▶ WORK REQUIRED
Your task is to reproduce, verbatim and without pictures, the lines from the opening of the listing through the line containing "const rowH = 23.6;".

===== SOURCE EXCERPT

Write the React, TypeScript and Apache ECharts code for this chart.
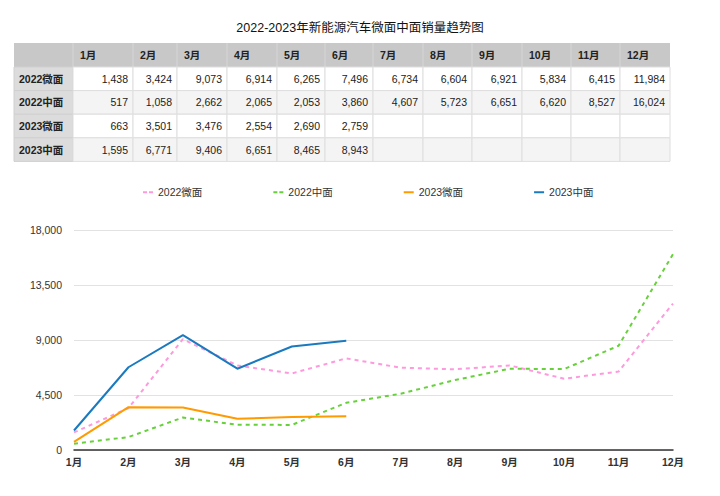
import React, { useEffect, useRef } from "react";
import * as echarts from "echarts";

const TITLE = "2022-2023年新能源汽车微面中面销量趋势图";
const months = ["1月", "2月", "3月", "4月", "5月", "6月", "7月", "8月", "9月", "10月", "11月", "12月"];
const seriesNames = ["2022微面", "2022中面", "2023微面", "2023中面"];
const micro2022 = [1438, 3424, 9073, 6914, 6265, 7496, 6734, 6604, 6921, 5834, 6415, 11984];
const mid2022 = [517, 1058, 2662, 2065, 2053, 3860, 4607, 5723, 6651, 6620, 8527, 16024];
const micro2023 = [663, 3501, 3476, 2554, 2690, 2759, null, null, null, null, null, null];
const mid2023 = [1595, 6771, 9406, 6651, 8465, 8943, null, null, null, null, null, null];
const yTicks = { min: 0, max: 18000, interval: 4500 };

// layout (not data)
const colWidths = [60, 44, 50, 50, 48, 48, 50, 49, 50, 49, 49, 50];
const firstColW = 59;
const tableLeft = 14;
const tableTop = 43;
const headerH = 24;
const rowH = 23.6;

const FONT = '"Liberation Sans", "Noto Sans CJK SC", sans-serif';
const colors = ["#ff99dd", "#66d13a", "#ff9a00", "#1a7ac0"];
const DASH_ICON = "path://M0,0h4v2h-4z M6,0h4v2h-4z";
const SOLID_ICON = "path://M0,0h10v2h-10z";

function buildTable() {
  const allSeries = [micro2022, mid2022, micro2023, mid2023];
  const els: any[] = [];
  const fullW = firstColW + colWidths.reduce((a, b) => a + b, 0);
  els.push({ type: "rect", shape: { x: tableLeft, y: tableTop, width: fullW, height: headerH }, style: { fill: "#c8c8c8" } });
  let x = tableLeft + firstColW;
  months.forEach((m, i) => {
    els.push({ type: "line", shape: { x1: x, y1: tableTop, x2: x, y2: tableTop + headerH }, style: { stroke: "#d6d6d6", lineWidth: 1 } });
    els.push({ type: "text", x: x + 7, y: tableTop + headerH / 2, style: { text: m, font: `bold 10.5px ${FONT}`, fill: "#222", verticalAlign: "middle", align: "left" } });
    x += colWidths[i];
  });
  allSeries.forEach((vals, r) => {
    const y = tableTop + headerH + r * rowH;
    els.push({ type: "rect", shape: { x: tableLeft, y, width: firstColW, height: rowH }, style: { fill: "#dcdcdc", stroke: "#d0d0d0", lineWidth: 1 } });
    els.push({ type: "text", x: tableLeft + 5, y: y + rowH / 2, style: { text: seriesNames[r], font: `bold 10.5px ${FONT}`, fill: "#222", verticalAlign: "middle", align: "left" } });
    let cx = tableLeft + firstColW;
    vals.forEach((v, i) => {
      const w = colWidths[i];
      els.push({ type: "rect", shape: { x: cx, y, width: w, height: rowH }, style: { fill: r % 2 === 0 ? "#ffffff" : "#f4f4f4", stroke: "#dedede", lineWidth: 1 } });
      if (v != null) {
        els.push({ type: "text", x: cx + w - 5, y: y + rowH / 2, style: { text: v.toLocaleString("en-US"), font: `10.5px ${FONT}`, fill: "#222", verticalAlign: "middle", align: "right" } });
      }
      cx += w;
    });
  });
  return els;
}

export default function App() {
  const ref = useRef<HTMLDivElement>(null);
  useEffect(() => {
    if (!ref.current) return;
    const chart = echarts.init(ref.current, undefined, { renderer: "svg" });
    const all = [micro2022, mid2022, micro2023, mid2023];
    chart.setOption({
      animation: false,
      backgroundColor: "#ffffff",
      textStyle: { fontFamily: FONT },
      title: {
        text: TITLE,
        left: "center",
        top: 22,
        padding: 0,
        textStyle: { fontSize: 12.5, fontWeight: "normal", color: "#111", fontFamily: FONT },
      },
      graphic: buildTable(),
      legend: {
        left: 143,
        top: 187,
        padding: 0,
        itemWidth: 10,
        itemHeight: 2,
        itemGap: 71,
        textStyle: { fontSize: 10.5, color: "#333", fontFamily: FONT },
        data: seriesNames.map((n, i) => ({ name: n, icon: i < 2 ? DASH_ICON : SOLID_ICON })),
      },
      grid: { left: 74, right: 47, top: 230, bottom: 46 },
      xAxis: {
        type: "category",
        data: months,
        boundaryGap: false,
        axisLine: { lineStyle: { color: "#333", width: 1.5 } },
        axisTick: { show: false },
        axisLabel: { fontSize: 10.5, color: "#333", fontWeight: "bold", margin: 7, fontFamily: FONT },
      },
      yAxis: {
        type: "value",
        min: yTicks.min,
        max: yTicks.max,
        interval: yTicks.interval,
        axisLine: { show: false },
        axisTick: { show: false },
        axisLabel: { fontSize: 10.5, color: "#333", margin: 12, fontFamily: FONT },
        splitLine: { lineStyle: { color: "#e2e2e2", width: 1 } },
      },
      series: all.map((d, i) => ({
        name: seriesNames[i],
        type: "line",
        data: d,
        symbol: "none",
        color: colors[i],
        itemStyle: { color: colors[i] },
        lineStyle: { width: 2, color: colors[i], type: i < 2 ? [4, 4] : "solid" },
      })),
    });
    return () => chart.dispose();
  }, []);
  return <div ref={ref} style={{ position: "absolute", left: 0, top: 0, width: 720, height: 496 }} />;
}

==========

▶ WRITTEN RESPONSE
Write the React, TypeScript and Apache ECharts code for this chart.
import React, { useEffect, useRef } from "react";
import * as echarts from "echarts";

const TITLE = "2022-2023年新能源汽车微面中面销量趋势图";
const months = ["1月", "2月", "3月", "4月", "5月", "6月", "7月", "8月", "9月", "10月", "11月", "12月"];
const seriesNames = ["2022微面", "2022中面", "2023微面", "2023中面"];
const micro2022 = [1438, 3424, 9073, 6914, 6265, 7496, 6734, 6604, 6921, 5834, 6415, 11984];
const mid2022 = [517, 1058, 2662, 2065, 2053, 3860, 4607, 5723, 6651, 6620, 8527, 16024];
const micro2023 = [663, 3501, 3476, 2554, 2690, 2759, null, null, null, null, null, null];
const mid2023 = [1595, 6771, 9406, 6651, 8465, 8943, null, null, null, null, null, null];
const yTicks = { min: 0, max: 18000, interval: 4500 };

// layout (not data)
const colWidths = [60, 44, 50, 50, 48, 48, 50, 49, 50, 49, 49, 50];
const firstColW = 59;
const tableLeft = 14;
const tableTop = 43;
const headerH = 24;
const rowH = 23.6;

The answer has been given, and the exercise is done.